Mr Arno, whose Edinburgh-based firm has become the UK’s third largest private translation company, said its new outlet in the Netherlands is showing early promise.

“I’m spending a lot more time in the Netherlands this year and you can feel the energy about the place,” he said.

“Many international companies are locating their European ecommerce operations in Amsterdam, and I believe the uncertainty around Brexit has made some companies choose to undertake more projects there when the UK could have been an option.

“We’re excited to be hosting our first Journey to Global event in Amsterdam in April – a peer-to-peer learning event where our customers and prospects can learn from one another about how to overcome the myriad challenges involved in becoming ever more global.”

Amsterdam adds to other offices in Edinburgh, London, Timisoara (Romania), Panama City (Panama) and Cebu City (the Philippines).

Lingo24 reported a 29% sales increase last year in its key ecommerce business and growth of 16% in larger accounts. This was driven by £1.3 million of new business.

Overall sales were up by 8% to £9.5m.
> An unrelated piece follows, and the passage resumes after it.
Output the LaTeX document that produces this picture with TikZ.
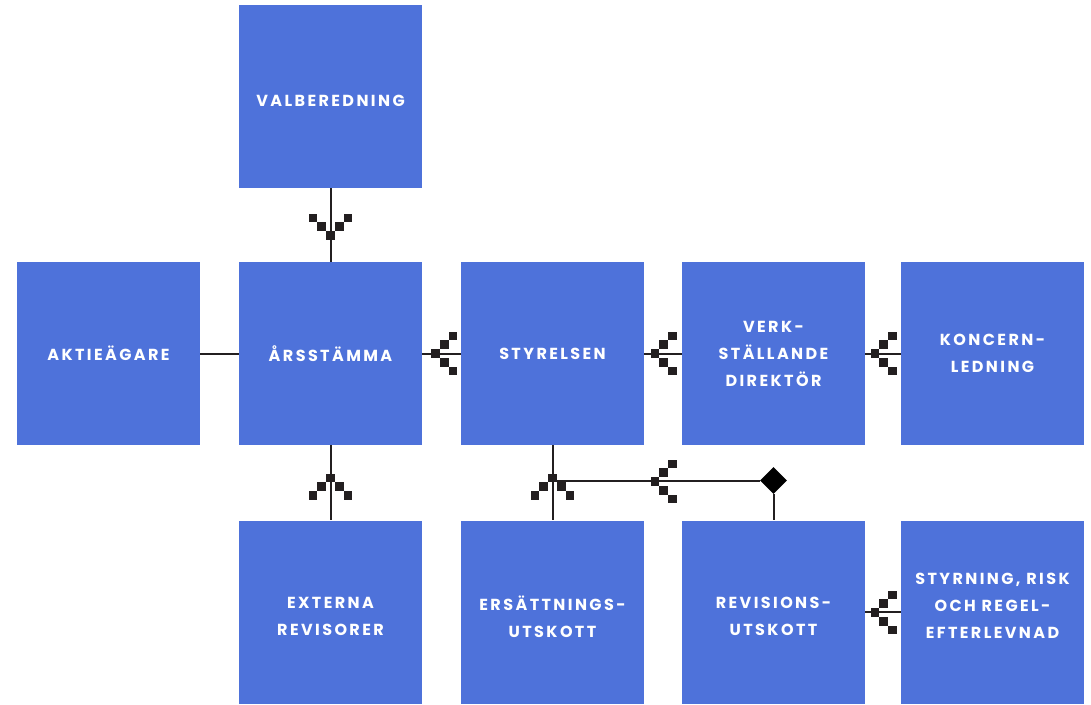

It is forecasting a return to significant profitability in 2018 after more than three years of heavy investment in its technology, senior management and sales teams.

Unlike other mid-sized translation companies, Lingo24 combines strategic consultancy, proprietary technology and translation services.

About 70% of its revenue now comes from the company’s top 30 accounts (up from 53% in 2015), who are the primary users of this broader offering.

Average annual spend among the top 30 accounts has increased by over 60% between 2015 and 2017. BrewDog, Hunter Boots and Adidas are among the brands in its client base.

Mr Arno, who set up the company in Aberdeen in 2001, said: “These results reflect a huge amount of effort to transform our business into a serious partner to our clients.

“And to many of our customers, for whom Amazon is both an opportunity and a threat, there’s an increased sense of urgency to translating better.

“We’re now able to advise on best practice in technology selection and implementation in areas adjacent to translation, and support our customers as they build global teams to accelerate growth through global content.”

Lingo24’s software is now being licensed or external use. Its Machine Translation team is implementing new developments.